Nurse:  Yes, of course. We do that all the time, because we are human. We want to help people, my people first.

 

13.24

Pristina

Jones:  In the suburb of Pristina, Kosovo's largest city, young Albanian law students wait to face their end of year exams. The Albanians run their own university and schools, with classes in these residential houses.

 

 

Student in class

Student:  A citizen wants all citizens to be equal.

 

 

 

Teacher:  What do you understand by ‘Pelivan's right?'

 

 

 

Jones:  For seven years Kosovo's Albanians have tried to live inside their imaginary state. But frustrations are growing.

 

13.59

Gasmend interview

Jones:  So how long do you think the Albanian people will put up with passive resistance.

 

14.10

Super:

 

GASMEND PULA

Helsinki Human Rights Group

Gasmend:  If Albanians continue to be kept in an apartheid like system in Kosovo by the Serbian colonial rulers, it is inevitable that the situation will be radicalised.

 

 

Dr Agani

Dr Agani:  We will have to return to demonstrations if there is going to be no other solution for Kosovo.

 

 

 

Jones:  But do you really believe that you can have independence for Kosovo, without conflict?

 

 

 

Dr Agani:  Serbia is relatively tired and there is no enthusiasm left in Serbia for people to die for Kosovo.

 

14.40

View of Pristina from car

Jones:  In the past year, a shadowy new group known as the Kosovo Liberation Army has claimed responsibility for a series of bombings and assassinations.

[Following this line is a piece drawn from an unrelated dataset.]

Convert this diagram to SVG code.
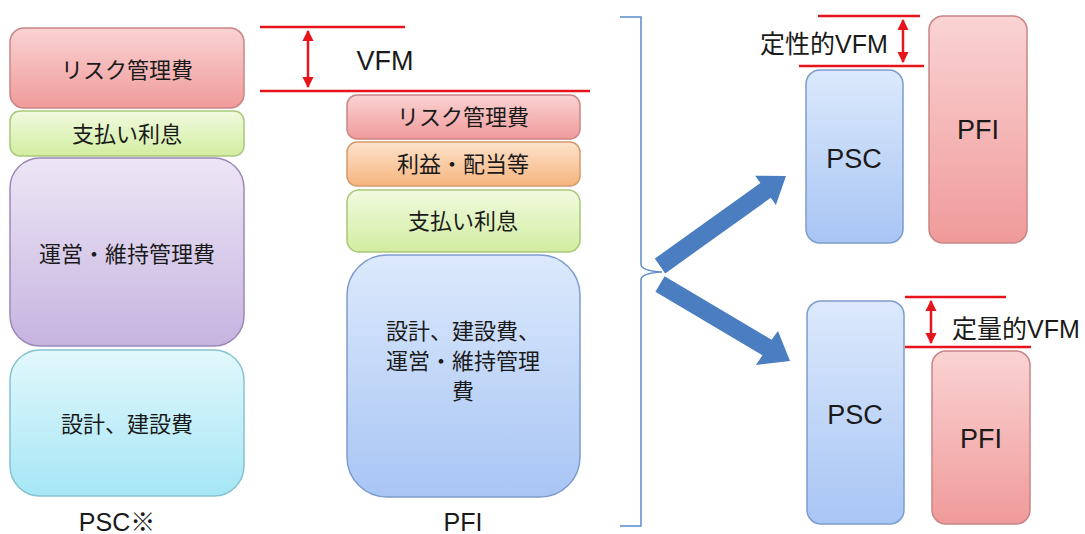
<svg xmlns="http://www.w3.org/2000/svg" width="1085" height="534" viewBox="0 0 1085 534">
<defs>
<linearGradient id="gRed" x1="0" y1="0" x2="0" y2="1"><stop offset="0" stop-color="#fad3d3"/><stop offset="1" stop-color="#f09a9a"/></linearGradient>
<linearGradient id="gGreen" x1="0" y1="0" x2="0" y2="1"><stop offset="0" stop-color="#f1fadf"/><stop offset="1" stop-color="#d2eda0"/></linearGradient>
<linearGradient id="gPurple" x1="0" y1="0" x2="0" y2="1"><stop offset="0" stop-color="#ede6f5"/><stop offset="1" stop-color="#c6b4e0"/></linearGradient>
<linearGradient id="gCyan" x1="0" y1="0" x2="0" y2="1"><stop offset="0" stop-color="#e2f8fc"/><stop offset="1" stop-color="#a6e6f5"/></linearGradient>
<linearGradient id="gOrange" x1="0" y1="0" x2="0" y2="1"><stop offset="0" stop-color="#fde3cb"/><stop offset="1" stop-color="#f6b47e"/></linearGradient>
<linearGradient id="gBlue" x1="0" y1="0" x2="0" y2="1"><stop offset="0" stop-color="#dce9fc"/><stop offset="1" stop-color="#a8c5f4"/></linearGradient>
<marker id="ah" viewBox="0 0 10 10" refX="9" refY="5" markerWidth="4.5" markerHeight="4.5" orient="auto-start-reverse"><path d="M0,0 L10,5 L0,10 z" fill="#e8141c"/></marker>
</defs>
<style>
text{font-family:"Liberation Sans","Noto Sans CJK JP",sans-serif;fill:#1a1a1a;text-anchor:middle}
.jp{font-size:22px}
.lbl{font-size:25px}
.vfm{font-size:27px}
.side{font-size:25px}
.big{font-size:27px}
.red{fill:url(#gRed);stroke:#c98585;stroke-width:1.5}
.green{fill:url(#gGreen);stroke:#a8c77a;stroke-width:1.5}
.purple{fill:url(#gPurple);stroke:#9c88b8;stroke-width:1.5}
.cyan{fill:url(#gCyan);stroke:#86c2cf;stroke-width:1.5}
.orange{fill:url(#gOrange);stroke:#d39b6b;stroke-width:1.5}
.blue{fill:url(#gBlue);stroke:#7d9ccc;stroke-width:1.5}
.rl{stroke:#e8141c;stroke-width:2.5;fill:none}
.ra{stroke:#e8141c;stroke-width:2.5;fill:none;marker-start:url(#ah);marker-end:url(#ah)}
</style>
<rect width="1085" height="534" fill="#ffffff"/>

<g id="psc-column">
<g id="psc-risk"><rect class="red" x="10" y="28" width="234" height="80" rx="14"/><text class="jp" x="127" y="78">リスク管理費</text></g>
<g id="psc-interest"><rect class="green" x="10" y="111" width="234" height="45" rx="10"/><text class="jp" x="127" y="142">支払い利息</text></g>
<g id="psc-om"><rect class="purple" x="10" y="158" width="234" height="188" rx="30"/><text class="jp" x="127" y="262">運営・維持管理費</text></g>
<g id="psc-design"><rect class="cyan" x="10" y="350" width="234" height="146" rx="30"/><text class="jp" x="127" y="432">設計、建設費</text></g>
<text class="lbl" x="117" y="531">PSC※</text>
</g>

<g id="pfi-column">
<g id="pfi-risk"><rect class="red" x="347" y="95" width="233" height="44" rx="10"/><text class="jp" x="463" y="125">リスク管理費</text></g>
<g id="pfi-profit"><rect class="orange" x="347" y="142" width="233" height="44" rx="10"/><text class="jp" x="463" y="172">利益・配当等</text></g>
<g id="pfi-interest"><rect class="green" x="347" y="190" width="233" height="62" rx="12"/><text class="jp" x="463" y="229">支払い利息</text></g>
<g id="pfi-cost"><rect class="blue" x="347" y="255" width="233" height="242" rx="40"/>
<text class="jp" x="463" y="339">設計、建設費、</text>
<text class="jp" x="463" y="369">運営・維持管理</text>
<text class="jp" x="463" y="399">費</text></g>
<text class="lbl" x="463" y="531">PFI</text>
</g>

<g id="vfm-main">
<line class="rl" x1="260" y1="27" x2="405" y2="27"/>
<line class="rl" x1="260" y1="91" x2="590" y2="91"/>
<line class="ra" x1="308" y1="31" x2="308" y2="87"/>
<text class="vfm" x="385" y="70">VFM</text>
</g>

<g id="connectors">
<path d="M620,17 L641,17 L641,264 Q641,271 662,272 Q641,273 641,280 L641,526 L620,526" fill="none" stroke="#5b8ccc" stroke-width="1.5"/>
<polygon points="654.8,258.6 760.4,183.0 755.2,175.7 786,176 775.9,205.1 770.8,197.8 665.2,273.4" fill="#4a7ec1"/>
<polygon points="664.6,276.3 771.6,339.7 778,331 790,361 756,365 762.4,355.2 655.4,291.7" fill="#4a7ec1"/>
</g>

<g id="qualitative">
<g id="q-psc"><rect class="blue" x="806" y="70" width="97" height="173" rx="14"/><text class="big" x="854" y="168">PSC</text></g>
<g id="q-pfi"><rect class="red" x="929" y="16" width="98" height="227" rx="14"/><text class="big" x="978" y="139">PFI</text></g>
<line class="rl" x1="818" y1="16" x2="920" y2="16"/>
<line class="rl" x1="799" y1="66" x2="924" y2="66"/>
<line class="ra" x1="903" y1="20" x2="903" y2="62"/>
<text class="side" x="824" y="53">定性的VFM</text>
</g>

<g id="quantitative">
<g id="n-psc"><rect class="blue" x="807" y="301" width="97" height="223" rx="14"/><text class="big" x="855" y="424">PSC</text></g>
<g id="n-pfi"><rect class="red" x="932" y="351" width="98" height="173" rx="14"/><text class="big" x="981" y="448">PFI</text></g>
<line class="rl" x1="905" y1="297" x2="1006" y2="297"/>
<line class="rl" x1="905" y1="347" x2="1031" y2="347"/>
<line class="ra" x1="931" y1="301" x2="931" y2="343"/>
<text class="side" x="1016" y="338">定量的VFM</text>
</g>
</svg>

Though some Albanians believe the attacks were organised by Serbian secret police.

 

14.53

 

In the outskirts of Pristina, we met two Albanian brothers who'd been accused of being members of the Liberation Army.

 

15.09

Jones in house with Dulah and Emin

On the 27th of January this year, Dulah Sallahu and his younger brother Emin were dragged from their beds by heavily armed Serb police, and taken off to interrogation cells.

 

15.24

Dulah

Dulah:  They wanted to know where I had hidden the guns and weapons and they repeated the name of a terrorist organisation which I'd never  heard of, and of which I was never a member.

 

15.37

 

Jones:  For both brothers torture began immediately.

 

 

 

Dulah:  They used rubber batons. They hit and kicked us everywhere - even on the genitals, which we were too embarrassed to talk about in court.

 

15.54

Emin

Emin:  They used electric probes on me -  and they put on my head a special mask that the army uses.  I've never fainted before in my life but I did there. They used steel cables with a special handle to hit me and later they threatened to inject me with poison.

 

16.12

 

Jones:  After being brutalised for more than 12 hours, they say they were forced to sign their names to a blank sheet.

 

16.50

Dulah

Dulah:   It was a question of either die or say something -  for we were in such a state we could not even stand up.

 

 

Emin tossing hay

Jones:  Dulah was sentenced to five year's jail, Emin to two and a half, but there's so little evidence against them, they were freed pending an appeal, and took a considerable risk talking to us.

 

17.14

Dulah

Dulah:  Look, we do participate in the movement for Kosovo's liberation. We did admit that because every Albanian that you meet in the street will say the same thing.

 

17.26

Radmila

Jones:  What would happen if they did rise up against Serbia? What would happen to them?

 

 

 

Radmila:  What would happen to the people if they rose up against the United States in Harlem.?

 

The country has to defend itself.

 

17.48

Wedding

Music

 

 

 

Jones:  The underlying message from Serbia has always been clear. If you dare to resist, you will be crushed.

 

18.17

 

But bitter experience in the Balkans tells us that the most dangerous moment arrives when all sides accept the inevitability of conflict.

 

 

 

That moment has not arrived in Kosovo yet.

 

18.35

 

But without a radical shift in direction, it is not far off.